The new Anti-Money Laundering and Countering Financing of Terrorism laws

Anti-money laundering has recently been in the spotlight in New Zealand with the Ministry of Justice estimating that almost NZ$ 1.35 billion from fraud and illegal drugs is laundered through ordinary New Zealand businesses each year.

To combat this kind of criminal activity, New Zealand’s anti-money laundering laws have been amended through the Anti-Money Laundering and Countering Financing of Terrorism (“AML/CFT”) Amendment Act 2017 (“Amendment Act”).

It is intended that this Amendment Act will put practical measures in place that will protect businesses and make it harder for criminals to profit from and fund illegal activity. The amendments appear to have been designed to closely align with international best practice.

Phase 1 of the Anti-Money Laundering and Countering Financing of Terrorism Act 2009 (“Act”) has been in force since 2013. This applies to banks, casinos and a range of financial service providers. All other businesses are currently exempt from the set of compliance obligations for “reporting entities” (discussed below).

The Amendment Act essentially puts in place "Phase 2" of New Zealand's AML/CFT laws.

Phase 2 brings more businesses into the AML/CFT regime. The regime now extends to require compliance by lawyers, conveyancers, accountants, real estate agents, sports and race betting, businesses that provide trust and company services, and businesses that deal in certain high-value goods (“high-value dealers”).

The new laws will be implemented over a two-year period to give businesses time to implement the changes. Lawyers and conveyancers will be the first sectors that will have to comply, starting on 1 July 2018, closely followed by accountants on 1 October 2018, while real estate agents have until 1 January 2019 to comply. For high-value dealers and the New Zealand Racing Board, the effective date is 1 August 2019. Because these are relatively short implementation timeframes, affected businesses need to start preparing to meet their compliance obligations as early as possible.

As a business owner, the first thing you need to do to determine whether you have obligations under the Act is to understand the term “reporting entity”. Once you have established that your business is a reporting entity, you can start undertaking the necessary steps to ensure your compliance with the Act.

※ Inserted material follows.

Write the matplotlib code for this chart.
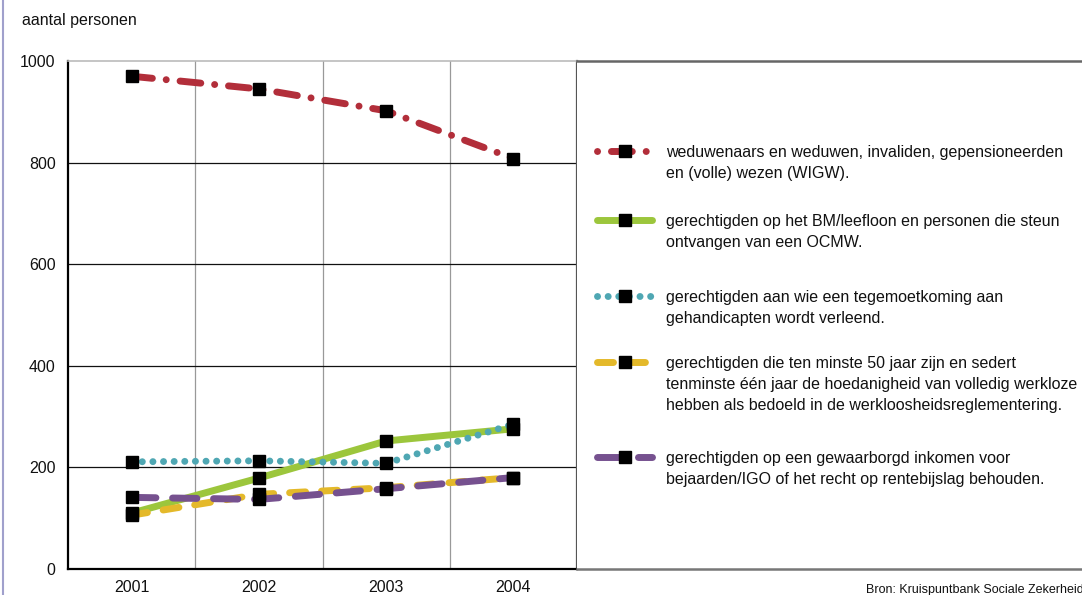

An entity is a reporting entity, if it is a bank, casino, financial institution, high-value dealers, the New Zealand Racing Board, or if, in the ordinary course of business, it carries out one or more activities described in the definition of ‘designated non-financial business or profession’ in section 5(1) of the Act. These activities are basically of two kinds:

  1. Gatekeeper functions (i.e. managing customer funds); and
  2. Trust and company service provider functions (i.e. setting up companies for customers).

The Act imposes a number of obligations on reporting entities and these obligations cannot simply be contracted out of. The obligations include:

  • The appointment of an AML/CFT Compliance Officer;
  • Carrying out an assessment of the money laundering and terrorism financing risk your business may reasonably expect to face;
  • Designing a written compliance programme (AML/CFT programme) that sets out procedures, policies, and internal controls to address identified risks among other things;
  • Registration on GoAML which is an internet platform that businesses are required to use to report all suspicious matters to the New Zealand Police’s Financial Intelligence Unit; and
  •  Implementation and maintenance of your AML/CFT Programme, which includes:

- Submitting suspicious transaction reports.
- Submitting prescribed transaction reports (a domestic physical cash transaction that is NZ$10,000 or more; or an international wire transfer that is NZ$1,000 or more); and
- Filing an annual report with the relevant AML/CFT supervisor every year by 31 August.

Penalties for non-compliance are severe and can be as high as NZ$ 5 million for businesses and up to $300,000 and two years in prison for an individual. In light of this, it is best to walk on the side of caution and report any suspicious transactions. Not only does this take the matter off your hands, but also ensures that you are generally protected from civil, criminal and disciplinary proceedings and should avoid fines, injunctions and imprisonment.